Rumors of Tor's compromise are greatly exaggerated
There are two recent stories claiming the Tor network is compromised. It seems it is easier to get press than to publish research, work with us on the details, and propose solutions. Our comments here are based upon the same stories you are reading. We have no insider information.
The first story has been around 'Freedom Hosting' and their hosting of child abuse materials as exposed by Anonymous Operation Darknet. We're reading the press articles, pastebin urls, and talking to the same people as you. It appears 'Anonymous' cracked the Apache/PHP/MySQL setup at Freedom Hosting and published some, or all, of their users in the database. These sites happened to be hosted on a Tor hidden service. Further, 'Anonymous' used a somewhat recent RAM-exhaustion denial of service attack on the 'Freedom Hosting' Apache server. It's a simple resource starvation attack that can be conducted over low bandwidth, low resource requirement connections to individual hosts. This isn't an attack on Tor, but rather an attack on some software behind a Tor hidden service. This attack was discussed in a thread on the tor-talk mailing list starting October 19th.

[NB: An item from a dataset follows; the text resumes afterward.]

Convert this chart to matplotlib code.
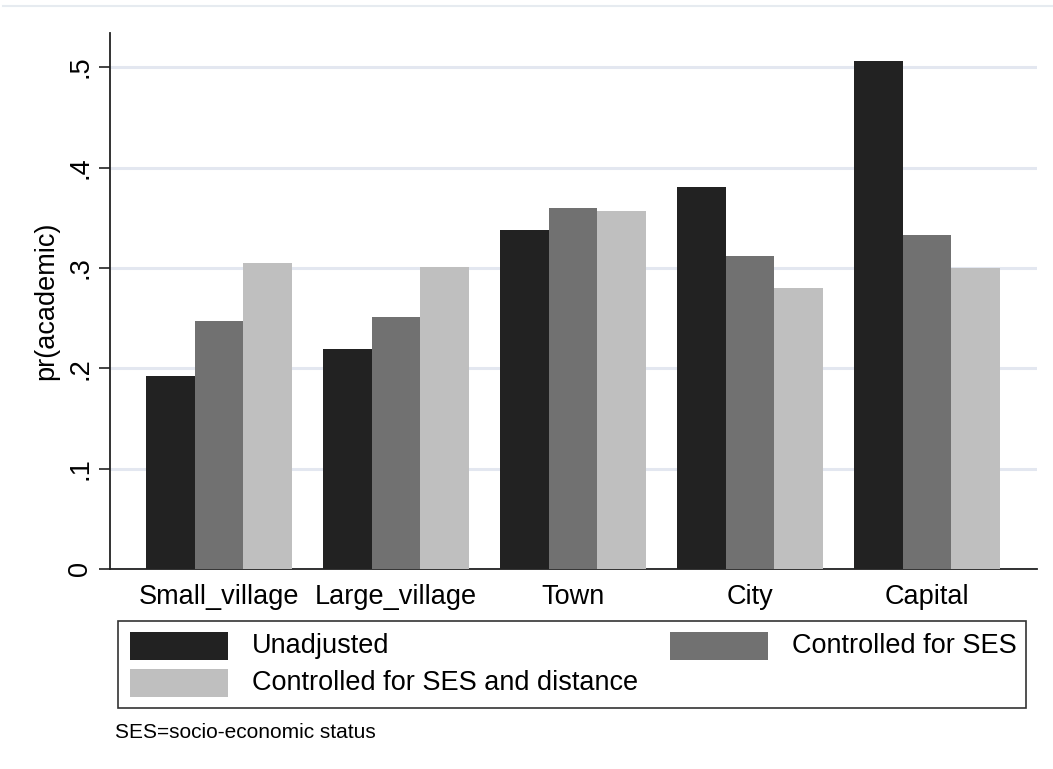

The second story is around Eric Filiol's claims of compromising the Tor network leading up to his Hackers to Hackers talk in Brazil in a few days. This claim was initially announced by some French websites; however, it has spread further, such as this Hacker News story.
Again, the tor-talk mailing list had the first discussions of these attacks back on October 13th. To be clear, neither Eric nor his researchers have disclosed anything about this attack to us. They have not talked to us, nor shared any data with us — despite some mail exchanges where we reminded him about the phrase "responsible disclosure".

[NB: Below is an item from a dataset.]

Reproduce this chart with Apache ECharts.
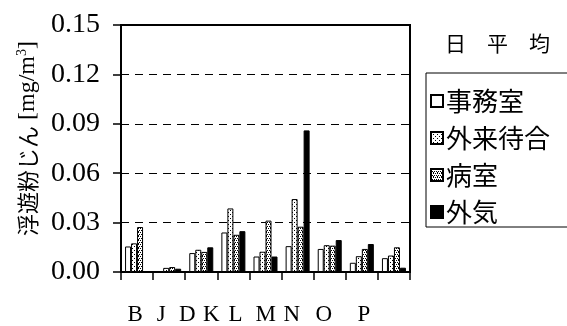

Here's the attack as we understand it, from reading the various press reports:
They enumerated 6000 IP addresses that they think are Tor relays. There aren't that many Tor relays in the world — 2500 is a more accurate number. We're not sure what caused them to overcount so much. Perhaps they watched the Tor network over a matter of weeks and collected a bunch of addresses that aren't relays anymore? The set of relays is public information, so there's no reason to collect your own list and certainly no reason to end up with a wrong list.
One-third of the machines on those IP addresses are vulnerable to operating system or other system level attacks, meaning he can break in. That's quite a few! We wonder if that's true with the real Tor network, or just their simulated one? Even ignoring the question of what these 3500 extra IP addresses are, it's important to remember that one-third by number is not at all the same as one-third by capacity: Tor clients load-balance over relays based on the relay capacity, so any useful statement should be about how much of the capacity of the Tor network is vulnerable. It would indeed be shocking if one-third of the Tor network by capacity is vulnerable to external attacks.
(There's also an aside about enumerating bridges. They say they found 181 bridges, and then there's a quote saying they "now have a complete picture of the topography of Tor", which is a particularly unfortunate time for that quote since there are currently around 600 bridges running.)
We expect the talk will include discussion about some cool Windows trick that can modify the crypto keys in a running Tor relay that you have local system access to; but it's simpler and smarter just to say that when the attacker has local system access to a Tor relay, the attacker controls the relay.
Once they've broken into some relays, they do congestion attacks like packet spinning to congest the relays they couldn't compromise, to drive users toward the relays they own. It's unclear how many resources are needed to keep the rest of the relays continuously occupied long enough to keep the user from using them. There are probably some better heuristics that clients can use to distinguish between a loaded relay and an unavailable relay; we look forward to learning how well their attack here actually worked.
From there, the attack gets vague. The only hint we have is this nonsense sentence from the article:
The remaining flow can then be decrypted via a fully method of attack called "to clear unknown" based on statistical analysis.
Do they have a new attack on AES, or on OpenSSL's implementation of it, or on our use of OpenSSL? Or are they instead doing some sort of timing attack, where if you own the client's first hop and also the destination you can use statistics to confirm that the two flows are on the same circuit? There's a history of confused researchers proclaiming some sort of novel active attack when passive correlation attacks are much simpler and just as effective.
So the summary of the attack might be "take control of the nodes you can, then congest the other ones so your targets avoid them and use the nodes you control. Then do some unspecified magic crypto attack to defeat the layers of encryption for later hops in the circuit." But really, these are just guesses based on the same news articles you're reading. We look forwarding to finding out if there's actually an attack we can fix, or if they are just playing all the journalists to get attention.
More generally, there are two broader lessons to remember here. First, research into anonymity-breaking attacks is how the field moves forward, and using Tor for your target is common because a) it's resistant to all the simpler attacks and b) we make it really easy to do your research on. And second, remember that most other anonymity systems out there fall to these attacks so quickly and thoroughly that no researchers even talk about it anymore. For some recent examples, see the single-hop proxy discussions in How Much Anonymity does Network Latency Leak? and Website Fingerprinting in Onion Routing Based Anonymization Networks.
I thank Roger, Nick, and Runa for helping with this post.